Testimony to the Senate Finance Committee on SB 1: Article V — Border Security

View this testimony as a PDF here. 

Texans, no matter their place of birth or families’ history in the state, deserve a budget that ensures funded programs are efficient and effective uses of our collective bank account. While there have been hard decisions in the past to fund or not fund critical services, the Legislature has worked to make those decisions with as much care and attention to the purpose and outcome of the policies it has chosen to pursue. It is worrisome, then, that we are discussing a budget that continues to spend billions of dollars on a program that has yet to show its efficiency or effectiveness at deterring undocumented migration to and through Texas. Campaign slogans and rally chants do not make for reasoned and well thought policies, and this committee should not spend another $4.6 billion on programs that will never achieve their stated purpose: to deter every person – father, mother or child – from attempting to enter Texas between ports of entry or without official documentation. 

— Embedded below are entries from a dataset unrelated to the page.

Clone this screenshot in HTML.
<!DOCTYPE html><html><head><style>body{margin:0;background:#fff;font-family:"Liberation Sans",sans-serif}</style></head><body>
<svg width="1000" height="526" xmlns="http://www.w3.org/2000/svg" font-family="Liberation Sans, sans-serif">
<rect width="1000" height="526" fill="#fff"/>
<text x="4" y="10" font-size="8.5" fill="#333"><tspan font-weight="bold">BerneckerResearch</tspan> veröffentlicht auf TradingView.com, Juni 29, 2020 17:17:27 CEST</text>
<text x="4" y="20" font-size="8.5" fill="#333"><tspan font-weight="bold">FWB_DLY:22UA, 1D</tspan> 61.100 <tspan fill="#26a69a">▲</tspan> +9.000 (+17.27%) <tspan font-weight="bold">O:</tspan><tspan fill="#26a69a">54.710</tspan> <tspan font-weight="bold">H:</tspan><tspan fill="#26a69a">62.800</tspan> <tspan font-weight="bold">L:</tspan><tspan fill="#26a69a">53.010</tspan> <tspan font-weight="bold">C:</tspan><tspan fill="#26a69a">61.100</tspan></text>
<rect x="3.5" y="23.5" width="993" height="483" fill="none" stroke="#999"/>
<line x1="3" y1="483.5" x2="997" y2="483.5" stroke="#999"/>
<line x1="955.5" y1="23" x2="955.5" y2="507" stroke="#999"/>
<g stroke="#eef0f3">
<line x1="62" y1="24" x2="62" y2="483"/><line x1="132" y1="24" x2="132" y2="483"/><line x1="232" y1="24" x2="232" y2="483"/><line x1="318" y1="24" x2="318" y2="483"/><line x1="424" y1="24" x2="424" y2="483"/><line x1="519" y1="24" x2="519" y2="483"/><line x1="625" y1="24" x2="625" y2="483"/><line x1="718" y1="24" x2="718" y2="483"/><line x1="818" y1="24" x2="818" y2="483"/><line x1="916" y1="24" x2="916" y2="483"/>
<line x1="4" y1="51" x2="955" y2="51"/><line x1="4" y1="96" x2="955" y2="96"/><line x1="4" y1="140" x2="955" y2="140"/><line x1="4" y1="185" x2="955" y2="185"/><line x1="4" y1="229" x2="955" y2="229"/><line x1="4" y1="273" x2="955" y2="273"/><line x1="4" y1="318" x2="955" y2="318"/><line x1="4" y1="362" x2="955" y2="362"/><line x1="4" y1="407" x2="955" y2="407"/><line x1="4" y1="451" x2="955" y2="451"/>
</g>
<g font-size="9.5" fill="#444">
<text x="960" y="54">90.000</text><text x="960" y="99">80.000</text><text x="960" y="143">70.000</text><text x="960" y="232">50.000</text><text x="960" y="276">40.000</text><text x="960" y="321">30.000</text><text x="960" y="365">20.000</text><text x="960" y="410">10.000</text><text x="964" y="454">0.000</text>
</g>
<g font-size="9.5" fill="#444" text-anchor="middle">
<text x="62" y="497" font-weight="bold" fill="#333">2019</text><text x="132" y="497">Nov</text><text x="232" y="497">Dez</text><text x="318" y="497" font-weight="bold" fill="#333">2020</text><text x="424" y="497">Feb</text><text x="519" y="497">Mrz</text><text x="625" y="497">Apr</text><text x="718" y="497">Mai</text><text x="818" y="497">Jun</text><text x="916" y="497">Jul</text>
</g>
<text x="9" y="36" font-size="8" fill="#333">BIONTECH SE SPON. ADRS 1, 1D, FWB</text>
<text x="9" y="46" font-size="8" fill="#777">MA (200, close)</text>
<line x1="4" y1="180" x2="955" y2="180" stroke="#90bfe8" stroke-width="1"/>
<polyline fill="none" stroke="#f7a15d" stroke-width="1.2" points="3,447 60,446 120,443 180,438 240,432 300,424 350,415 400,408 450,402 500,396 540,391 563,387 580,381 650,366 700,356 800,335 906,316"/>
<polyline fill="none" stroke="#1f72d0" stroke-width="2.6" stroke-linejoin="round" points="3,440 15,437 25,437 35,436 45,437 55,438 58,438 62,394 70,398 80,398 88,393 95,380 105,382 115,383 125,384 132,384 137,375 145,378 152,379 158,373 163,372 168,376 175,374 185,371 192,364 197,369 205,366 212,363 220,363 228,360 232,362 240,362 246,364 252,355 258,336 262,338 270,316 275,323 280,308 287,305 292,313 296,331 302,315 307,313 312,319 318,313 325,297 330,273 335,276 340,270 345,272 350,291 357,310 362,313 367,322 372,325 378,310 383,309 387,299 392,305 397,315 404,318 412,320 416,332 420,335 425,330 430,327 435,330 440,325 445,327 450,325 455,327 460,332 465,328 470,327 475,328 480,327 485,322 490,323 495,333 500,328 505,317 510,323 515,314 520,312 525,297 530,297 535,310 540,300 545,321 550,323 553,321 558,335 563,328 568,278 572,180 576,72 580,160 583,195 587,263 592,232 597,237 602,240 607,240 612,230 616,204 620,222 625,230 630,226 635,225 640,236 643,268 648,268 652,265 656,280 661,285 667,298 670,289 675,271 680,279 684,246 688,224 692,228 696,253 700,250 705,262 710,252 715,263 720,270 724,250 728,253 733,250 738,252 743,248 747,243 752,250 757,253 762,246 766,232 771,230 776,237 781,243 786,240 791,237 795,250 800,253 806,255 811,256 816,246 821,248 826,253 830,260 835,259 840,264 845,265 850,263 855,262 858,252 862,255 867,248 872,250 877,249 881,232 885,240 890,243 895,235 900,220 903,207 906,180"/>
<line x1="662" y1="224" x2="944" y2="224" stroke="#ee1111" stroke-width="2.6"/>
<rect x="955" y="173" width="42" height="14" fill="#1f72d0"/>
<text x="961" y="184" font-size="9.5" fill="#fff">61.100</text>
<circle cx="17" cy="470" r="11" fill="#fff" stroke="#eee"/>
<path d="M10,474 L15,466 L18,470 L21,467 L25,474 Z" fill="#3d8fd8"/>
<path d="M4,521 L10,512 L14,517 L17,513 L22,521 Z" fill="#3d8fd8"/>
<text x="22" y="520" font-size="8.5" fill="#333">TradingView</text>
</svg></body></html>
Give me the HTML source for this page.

Texas has, for more than a decade, chosen to spend its valuable resources on so-called border security rather than paying for critical services that could benefit Texans and their families. Among Article V agencies, for example, the quixotic focus on preventing undocumented migration has had terrible consequences in the last year. The underfunded Juvenile Justice Department is notorious for the lack of security provided to the children in its custody. The Department of Criminal Justice has similarly been underfunded to meet its purpose in recent years. So much so, that despite recent pay increases, prison staff are some of the lowest paid employees in the state and suffer from the same lack of air conditioning as the prisoners they guard. More so, we have seen how underpaid, overworked prison staff in dilapidated facilities led to the escape of a violent criminal and the unnecessary death of innocent Texans. Yet we are to believe there was a “net-zero” effect to those two agencies because of Operation Lone Star related budget transfers. 

Budgets are moral documents, and for too long we have allowed our morals as Texans to be diminished by funding inefficient and ineffective policies inspired by dangerous “invasion” rhetoric. All the while, critical functions of the state are left under-resourced, and staff are forced to do more with less as inflation skyrocketed over the last two years. If passed as currently written, the State will have spent or proposed almost $12 billion over the last decade to a “deterrence” policy that has yet to deter a single person from seeking better opportunities or asylum in Texas and the United States. 

Texans of all backgrounds and legal statuses deserve a budget that supports actual public safety efforts and programs that benefit the state beyond the constantly moving or redefined metrics as we have seen with Operation Lone Star and other so-called border security efforts. The proposed $3.4 billion for DPS and the Military Department in SB1 to continue Operation Lone Star activities will be wasted, just as the nearly $8 billion spent over the last decade has been wasted, on policies that have yet to show their effectiveness. As long people see the opportunity to live a better, safer, more prosperous life in Texas or the United States, and as long as violent “invasion” rhetoric continues to shape federal policies, there will be people choosing to migrate to or through Texas. Instead of burning money on a failed program, the Legislature should support federal legislation and funding to increase pathways for legal migration because we need the workers and they need the work.